Russia has protested a proposed investment by a Japanese company in a Ukrainian drone maker, a move that reflects Moscow’s concern over deeper Japan-Ukraine cooperation in defence technology and the possibility that Tokyo could eventually loosen restrictions on weapon exports.
What Happened
Russian Deputy Foreign Minister Andrey Rudenko formally raised Moscow’s objection during a meeting with Japanese Ambassador Akira Muto in Moscow on Wednesday. The diplomatic protest centered on a planned investment by a Japanese firm in a Ukrainian company that makes drones, an industry now closely tied to modern warfare and battlefield logistics.
Japan’s ambassador rejected the protest, underscoring that Tokyo does not accept Moscow’s framing of the deal. The exchange comes at a time when Russia is closely watching any foreign support for Ukraine’s defence industry, including partnerships that could strengthen Kyiv’s ability to produce unmanned aerial systems.
The concern in Moscow is not limited to one business transaction. The protest also appears to reflect unease about what the investment could signal politically: a gradual shift by Japan toward closer alignment with Ukraine’s war effort and, possibly, a broader reconsideration of Japan’s postwar limits on weapons exports.
Background
Japan has long maintained strict controls on arms exports rooted in its post-World War II pacifist policy. While those rules have been eased in recent years, they still constrain the country’s ability to sell weapons abroad or participate freely in defence-industrial cooperation. Any move toward deeper ties with Ukraine’s military supply chain is therefore politically sensitive, especially for a country that has traditionally avoided direct involvement in foreign conflicts.
Ukraine’s drone sector has become strategically important since Russia’s full-scale invasion, with unmanned systems playing a central role in reconnaissance, strikes, and battlefield adaptation. Foreign investment in that sector can carry both commercial and military implications, even when framed as an industrial or technology partnership.
Relations between Japan and Russia have deteriorated sharply since the invasion began in 2022. Tokyo joined Western sanctions against Moscow and has backed Ukraine diplomatically and financially. In response, Russia has treated a wide range of Japanese actions as unfriendly, from sanctions policy to symbolic gestures of support for Kyiv.
The dispute also fits a wider pattern of heightened scrutiny over defence ties involving Ukraine. Governments and companies across Europe, North America, and Asia have been reassessing how to support Ukraine’s military production without crossing legal or political lines in their own countries.
Why It Matters
The protest highlights how the war in Ukraine continues to reshape international defence politics far beyond Europe. Even a proposed private-sector investment can trigger a diplomatic response when it touches battlefield technology and the future of weapons trade policy.
For Japan, the issue carries significance well beyond the immediate deal. Any expansion of support for Ukraine’s defence industry could become part of a broader debate in Tokyo about how far the country should go in loosening export restrictions and aligning with Western security priorities. That debate is likely to draw attention across Asia, where military partnerships and arms controls remain politically sensitive.

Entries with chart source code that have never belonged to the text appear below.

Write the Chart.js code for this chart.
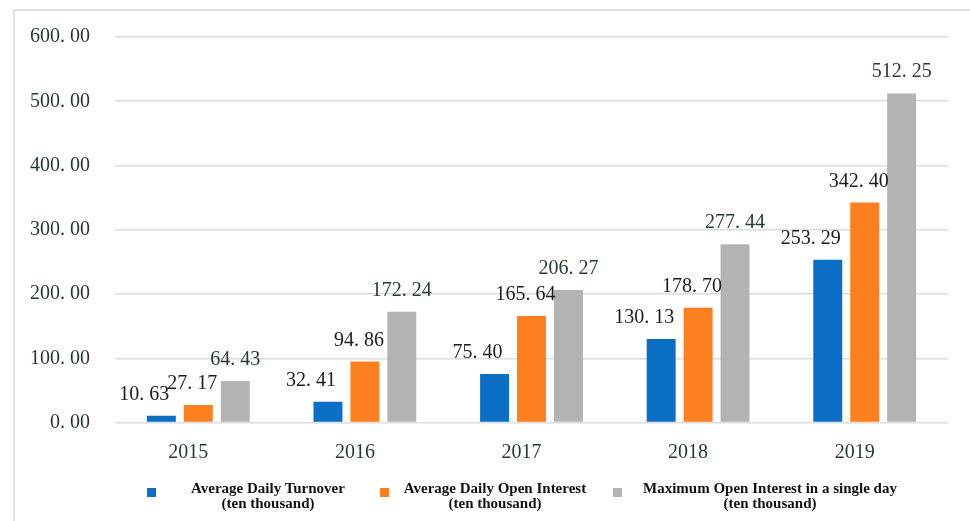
<!DOCTYPE html>
<html>
<head>
<meta charset="utf-8">
<script src="https://cdn.jsdelivr.net/npm/chart.js@4"></script>
<style>
  html, body { margin: 0; padding: 0; background: #fff; }
  #wrap { position: relative; width: 970px; height: 521px; overflow: hidden; }
  #frame { position: absolute; left: 13px; top: 9px; width: 1000px; height: 600px;
           border: 2px solid #e2e2e2; box-sizing: border-box; }
  #chart { position: absolute; left: 0; top: 0; }
  .lg-box { position: absolute; width: 9px; height: 9px; }
  .lg-text { position: absolute; transform: translateX(-50%); white-space: nowrap; text-align: center;
             font: bold 15px "Liberation Serif", "Times New Roman", serif; line-height: 15px; color: #111; }
</style>
</head>
<body>
<div id="wrap">
  <div id="frame"></div>
  <canvas id="chart" width="970" height="521"></canvas>
  <div id="legend"></div>
</div>
<script>
const years = ['2015', '2016', '2017', '2018', '2019'];
const turnover = [10.63, 32.41, 75.40, 130.13, 253.29];
const openInterest = [27.17, 94.86, 165.64, 178.70, 342.40];
const maxOpenInterest = [64.43, 172.24, 206.27, 277.44, 512.25];
const seriesNames = [
  ['Average Daily Turnover', '(ten thousand)'],
  ['Average Daily Open Interest', '(ten thousand)'],
  ['Maximum Open Interest in a single day', '(ten thousand)']
];
const yTicks = [0, 100, 200, 300, 400, 500, 600];

const colors = ['#0b6fc6', '#fd7f20', '#b3b3b3'];
const labelColors = ['#1c1c1c', '#1c1c1c', '#23402d'];
const labelShift = [-17, -6, 0];

function fmt(v) {
  return v.toFixed(2).replace('.', '. ');
}

// value labels drawn above each bar
const valueLabels = {
  id: 'valueLabels',
  afterDatasetsDraw(chart) {
    const ctx = chart.ctx;
    ctx.save();
    ctx.font = '20px "Liberation Serif", "Times New Roman", serif';
    ctx.textAlign = 'center';
    ctx.textBaseline = 'alphabetic';
    chart.data.datasets.forEach((ds, i) => {
      chart.getDatasetMeta(i).data.forEach((bar, j) => {
        ctx.fillStyle = labelColors[i];
        ctx.fillText(fmt(ds.data[j]), bar.x + labelShift[i], bar.y - 16);
      });
    });
    ctx.restore();
  }
};

const chart = new Chart(document.getElementById('chart'), {
  type: 'bar',
  data: {
    labels: years,
    datasets: [turnover, openInterest, maxOpenInterest].map((d, i) => ({
      label: seriesNames[i].join(' '),
      data: d,
      backgroundColor: colors[i],
      categoryPercentage: 0.665,
      barPercentage: 0.784
    }))
  },
  options: {
    responsive: false,
    animation: false,
    layout: { padding: { left: 0, right: 22, top: 35, bottom: 0 } },
    plugins: {
      legend: { display: false },
      tooltip: { enabled: false }
    },
    scales: {
      x: {
        grid: { display: false },
        border: { display: false },
        ticks: {
          color: '#1f3a29',
          font: { family: '"Liberation Serif", "Times New Roman", serif', size: 20 },
          padding: 10,
          labelOffset: -10
        },
        afterFit(scale) { scale.height = 98.5; }
      },
      y: {
        min: 0,
        max: 600,
        afterBuildTicks(scale) { scale.ticks = yTicks.map(v => ({ value: v })); },
        grid: { color: '#dcdcdc', lineWidth: 1.5, drawTicks: false },
        border: { display: false },
        ticks: {
          color: '#1f3a29',
          font: { family: '"Liberation Serif", "Times New Roman", serif', size: 20 },
          padding: 25,
          callback: v => fmt(v)
        },
        afterFit(scale) { scale.width = 115; }
      }
    }
  },
  plugins: [valueLabels]
});

// legend below the chart, built from the datasets
const legendBoxX = [147, 380, 613];
const legendTextX = [268, 495, 770];
const legend = document.getElementById('legend');
chart.data.datasets.forEach((ds, i) => {
  const box = document.createElement('div');
  box.className = 'lg-box';
  box.style.left = legendBoxX[i] + 'px';
  box.style.top = '488px';
  box.style.background = ds.backgroundColor;
  legend.appendChild(box);
  const txt = document.createElement('div');
  txt.className = 'lg-text';
  txt.style.left = legendTextX[i] + 'px';
  txt.style.top = '481px';
  txt.innerHTML = seriesNames[i].join('<br>');
  legend.appendChild(txt);
});
</script>
</body>
</html>
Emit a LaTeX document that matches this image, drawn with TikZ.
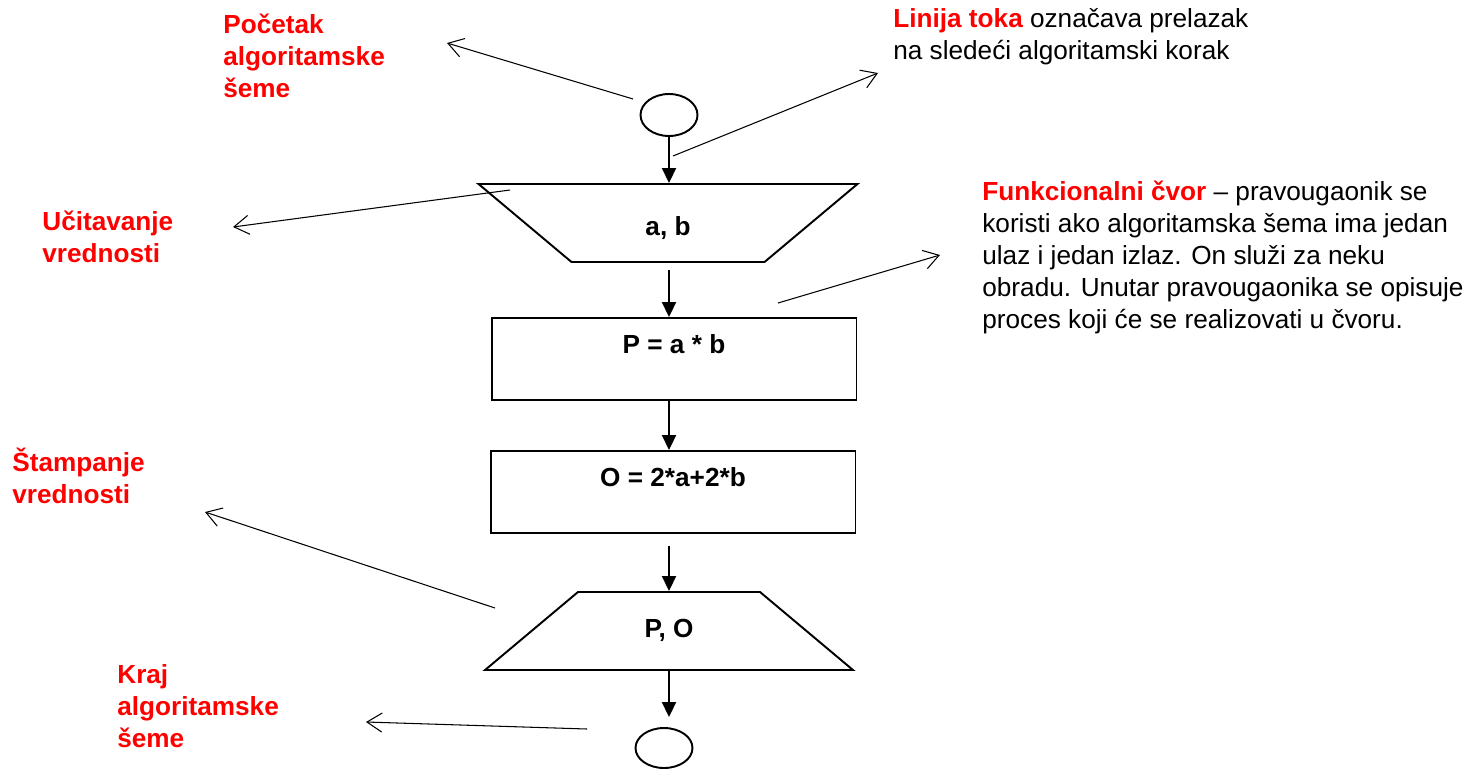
\documentclass[tikz,border=0pt]{standalone}
\usepackage{fontspec}
\setmainfont{Liberation Sans}
\usepackage{tikz}
\usetikzlibrary{shapes.geometric}
\usetikzlibrary{arrows.meta}
\usepackage{xcolor}
\definecolor{labelred}{RGB}{255,0,0}

\tikzset{
  terminal/.style={draw,ellipse,line width=1.1pt,minimum width=1.14cm,minimum height=0.84cm,inner sep=0pt},
  io/.style={draw,trapezium,trapezium angle=40,trapezium stretches body,line width=1.1pt,font=\bfseries,inner xsep=0pt},
  process/.style={draw,rectangle,line width=1.1pt,minimum width=7.3cm,minimum height=1.64cm,font=\bfseries,text height=0.2cm,text depth=0.44cm,inner sep=0pt},
  note/.style={font=\bfseries,text=labelred,align=left,anchor=base west,inner sep=0pt},
  remark/.style={align=left,anchor=base west,inner sep=0pt},
  flow/.style={line width=1.1pt,-{Triangle[length=0.3cm,width=0.28cm]}},
  pointer/.style={line width=0.6pt,-{Straight Barb[length=0.3cm,width=0.38cm]}}
}

\begin{document}
\fontsize{14.9pt}{18.1pt}\selectfont
\begin{tikzpicture}[x=0.02cm,y=-0.02cm]
   \useasboundingbox (0,0) rectangle (1469,768);
   % the scheme itself
   \node[terminal] (f_start) at (669,115) {};
   \node[io,shape border rotate=180,minimum width=7.58cm,text height=0.5cm,text depth=0.02cm,inner ysep=0.52cm] (f_in) at (668,223) {a, b};
   \node[process] (f_area) at (674,359) {P = a * b};
   \node[process] (f_perim) at (673,492) {O = 2*a+2*b};
   \node[io,minimum width=7.36cm,text height=0.36cm,text depth=0.1cm,inner ysep=0.55cm] (f_out) at (669,631) {P, O};
   \node[terminal,minimum height=0.8cm] (f_end) at (664,748) {};
    \path[flow]
    (f_start.south) edge (f_in.north -| f_start)
    (f_in.south -| f_start) edge[shorten <=0.14cm] (f_area.north -| f_start)
    (f_area.south -| f_start) edge (f_perim.north -| f_start)
    (f_perim.south -| f_start) edge[shorten <=0.24cm] (f_out.north -| f_start)
    (f_out.south -| f_start) edge[shorten >=0.2cm] (f_end.north -| f_start);

   % explanations (placed at the baseline of their last line)
   \node[note] (n_start) at (223,97) {Početak\\algoritamske\\šeme};
   \node[note] (n_read) at (42,262) {Učitavanje\\vrednosti};
   \node[note] (n_print) at (12,503) {Štampanje\\vrednosti};
   \node[note] (n_end) at (117,747) {Kraj\\algoritamske\\šeme};
   \node[remark] (n_flow) at (893,59) {\textcolor{labelred}{\bfseries Linija toka} označava prelazak\\na sledeći algoritamski korak};
   \node[remark] (n_proc) at (982,328) {\textcolor{labelred}{\bfseries Funkcionalni čvor} -- pravougaonik se\\koristi ako algoritamska šema ima jedan\\ulaz i jedan izlaz. On služi za neku\\obradu. Unutar pravougaonika se opisuje\\proces koji će se realizovati u čvoru.};

   \coordinate (t_start) at (633,99);  \coordinate (h_start) at (447,43);
   \coordinate (t_flow) at (673,156);  \coordinate (h_flow) at (878,73);
   \coordinate (t_read) at (510,190);  \coordinate (h_read) at (233,227);
   \coordinate (t_proc) at (778,303);  \coordinate (h_proc) at (940,255);
   \coordinate (t_print) at (495,608); \coordinate (h_print) at (205,512);
   \coordinate (t_end) at (587,729);   \coordinate (h_end) at (366,722);
    \path[pointer]
    (t_start) edge (h_start)
    (t_flow) edge (h_flow)
    (t_read) edge (h_read)
    (t_proc) edge (h_proc)
    (t_print) edge (h_print)
    (t_end) edge (h_end);
\end{tikzpicture}
\end{document}
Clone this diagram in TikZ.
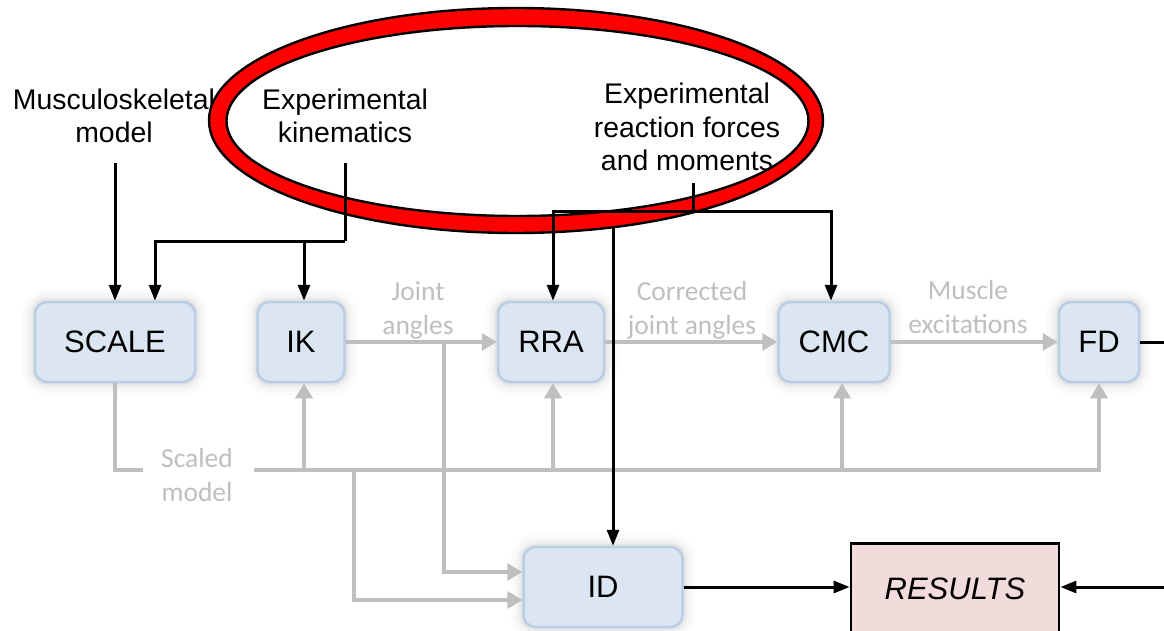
\documentclass[tikz,border=0pt]{standalone}
\usepackage{fontspec}
\setmainfont{Liberation Sans}
\newfontfamily\calfont{Carlito}
\usetikzlibrary{arrows.meta}

\definecolor{boxfill}{RGB}{220,230,242}
\definecolor{boxline}{RGB}{185,205,229}
\definecolor{flowgray}{RGB}{191,191,191}
\definecolor{resfill}{RGB}{242,220,219}
\definecolor{ringred}{RGB}{255,0,0}

\begin{document}
\begin{tikzpicture}[x=1pt,y=-1pt,
  proc/.style={draw=boxline, fill=boxfill, line width=2.5pt, rounded corners=12pt,
    minimum height=80pt, inner sep=0pt, font=\fontsize{31}{36}\selectfont,
    preaction={draw=black, draw opacity=0.015, line width=26pt},
    preaction={draw=black, draw opacity=0.02, line width=18pt},
    preaction={draw=black, draw opacity=0.03, line width=11pt},
    preaction={draw=black, draw opacity=0.04, line width=6pt}},
  resbox/.style={draw=black, fill=resfill, line width=2.8pt, inner sep=0pt,
    font=\fontsize{31}{36}\selectfont\itshape},
  lbl/.style={align=center, inner sep=0pt, font=\fontsize{28.4}{33.5}\selectfont},
  glbl/.style={align=center, inner sep=0pt, text=flowgray, font=\calfont\fontsize{27.5}{34}\selectfont},
  gline/.style={draw=flowgray, line width=3.2pt},
  gflow/.style={gline, -{Triangle[width=17pt,length=15pt]}},
  bline/.style={draw=black, line width=3pt},
  bflow/.style={bline, -{Triangle[width=12pt,length=16pt]}}
]
\useasboundingbox (0,0) rectangle (1164,631);
\clip (0,0) rectangle (1164,631);
\fill[white] (0,0) rectangle (1164,631);

% processing blocks
\node[proc, minimum width=160pt] (scale) at (115,342) {SCALE};
\node[proc, minimum width=87pt]  (ik)    at (301,342) {IK};
\node[proc, minimum width=106pt] (rra)   at (551,342) {RRA};
\node[proc, minimum width=111pt] (cmc)   at (834,342) {CMC};
\node[proc, minimum width=80pt]  (fd)    at (1099,342) {FD};
\node[proc, minimum width=159pt] (id)    at (603,587) {ID};
\node[resbox, minimum width=208pt, minimum height=96pt, anchor=north] (res) at (955,542) {\raisebox{6pt}{RESULTS}};

% inputs
\node[lbl] (msk) at (114,116) {Musculoskeletal\\model};
\node[lbl] (kin) at (345,116) {Experimental\\kinematics};
\node[lbl] (rf)  at (687,127) {Experimental\\reaction forces\\and moments};

% data labels
\node[glbl] (lja) at (418,310) {Joint\\angles};
\node[glbl] (lcj) at (692,310) {Corrected\\joint angles};
\node[glbl] (lme) at (968,307) {Muscle\\excitations};
\node[glbl] (lsm) at (197,475) {Scaled\\model};

% junctions
\coordinate (smL)  at (143,470);
\coordinate (smR)  at (254,470);
\coordinate (smD)  at (354,470);
\coordinate (jbr)  at (444,342);
\coordinate (kinj) at (345,241);
\coordinate (rftop) at (693,183);
\coordinate (rfj)  at (693,212);
\coordinate (idj)  at (613,212);
\coordinate (loopx) at (1190,587);

% grey data flow
\draw[gflow] (ik) -- (rra);
\draw[gflow] (rra) -- (cmc);
\draw[gflow] (cmc) -- (fd);
\draw[gflow] (jbr) |- ([yshift=15pt]id.west);
\draw[gline] (scale.south) |- (smL);
\draw[gflow] (smR) -| (fd.south);
\draw[gflow] ([xshift=3pt]ik.south |- smR) -- ([xshift=3pt]ik.south);
\draw[gflow] ([xshift=2pt]rra.south |- smR) -- ([xshift=2pt]rra.south);
\draw[gflow] ([xshift=8pt]cmc.south |- smR) -- ([xshift=8pt]cmc.south);
\draw[gflow] (smD) |- ([yshift=-13pt]id.west);

% reaction forces into ID (passes beneath the ring)
\draw[bflow] (idj) -- ([xshift=10pt]id.north);

% highlight ring
\fill[ringred, even odd rule]
  (516,120.5) ellipse [x radius=307pt, y radius=112.5pt]
  (517.5,121) ellipse [x radius=291pt, y radius=95pt];
\draw[black, line width=2.4pt] (516,120.5) ellipse [x radius=307pt, y radius=112.5pt];
\draw[black, line width=2.4pt] (517.5,121) ellipse [x radius=291pt, y radius=95pt];

% black input flow
\draw[bflow] ([yshift=-20pt]scale.north |- msk.south) -- (scale.north);
\draw[bline] ([yshift=-20pt]kin.south) -- (kinj);
\draw[bflow] (kinj) -| ([xshift=40pt]scale.north);
\draw[bflow] ([xshift=3pt]ik.north |- kinj) -- ([xshift=3pt]ik.north);
\draw[bline] (rftop) -- (rfj);
\draw[bflow] (rfj) -| ([xshift=2pt]rra.north);
\draw[bflow] (rfj) -| ([xshift=-3pt]cmc.north);

% results
\draw[bflow] (id) -- (id -| res.west);
\draw[bflow] (fd.east) -| (loopx) -- (loopx -| res.east);
\end{tikzpicture}
\end{document}
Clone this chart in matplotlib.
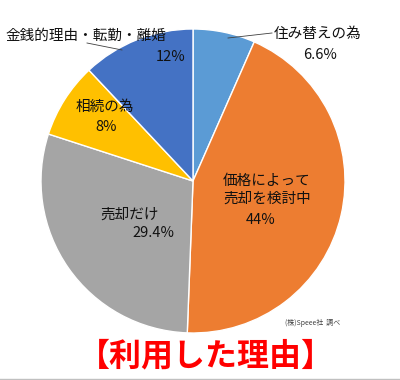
import matplotlib.pyplot as plt

plt.rcParams['font.family'] = ['Noto Sans CJK JP', 'DejaVu Sans']

# data
labels = ["住み替えの為", "価格によって\n売却を検討中", "売却だけ", "相続の為", "金銭的理由・転勤・離婚"]
values = [6.6, 44, 29.4, 8, 12]
pct_text = ["6.6%", "44%", "29.4%", "8%", "12%"]
colors = ["#5B9BD5", "#ED7D31", "#A5A5A5", "#FFC000", "#4472C4"]

fig = plt.figure(figsize=(4, 3.8), dpi=100)
ax = fig.add_axes([0, 0, 1, 1])

H = 380
ax.pie(values, colors=colors, startangle=90, counterclock=False,
       center=(193, H - 181), radius=152, frame=True,
       wedgeprops=dict(edgecolor='white', linewidth=1))
ax.set_xlim(0, 400)
ax.set_ylim(0, 380)
ax.set_aspect('equal')
ax.axis('off')

# label positions in pixel coords (x, y from top): name block, percent
name_pos = [(318, 34, 'center'), (223, 190, 'left'), (130, 215, 'center'),
            (105, 107, 'center'), (86, 36, 'center')]
pct_pos = [(320, 55), (261, 220), (153, 233), (106, 127), (171, 57)]
for lab, p, (x, y, ha), (px, py) in zip(labels, pct_text, name_pos, pct_pos):
    ax.text(x, H - y, lab, ha=ha, va='center', fontsize=10.5,
            linespacing=1.35, color='#111111')
    ax.text(px, H - py, p, ha='center', va='center', fontsize=10.5,
            color='#111111')

# leader lines
ax.plot([228, 272], [H - 38, H - 33], color='#404040', lw=0.6)
ax.plot([87, 122], [H - 43, H - 50], color='#404040', lw=0.6)

ax.text(285, H - 323, "(株)Speee社  調べ", fontsize=5, color='#404040',
        ha='left', va='center')

ax.text(206, H - 356, "【利用した理由】", fontsize=23, color='#FF0000',
        fontweight='bold', ha='center', va='center')

ax.plot([0, 400], [H - 378.5, H - 378.5], color='#C0C0C0', lw=1)

fig.savefig("out.png", dpi=100)
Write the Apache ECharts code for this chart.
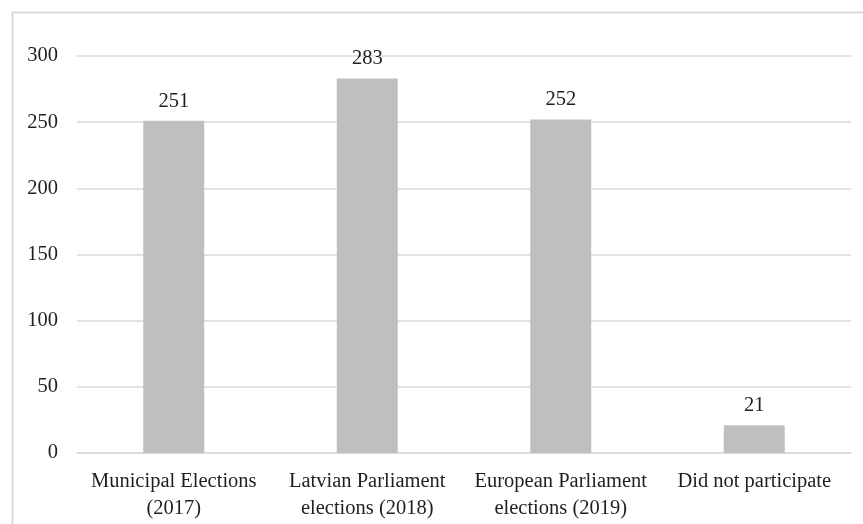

For Russia, challenging the investment is a way of signaling that it views such ties as hostile, not neutral. The reaction also shows how Moscow seeks to deter third countries from strengthening Ukraine’s industrial base, whether through direct military aid or financial participation in defence production.
For readers in Panama and Latin America, the story matters as another sign of how the war’s economic and diplomatic effects continue to spread globally. Shifts in arms policy, sanctions, and supply-chain cooperation among major economies can influence international trade norms and the broader geopolitical environment that affects the region’s foreign relations and economic outlook.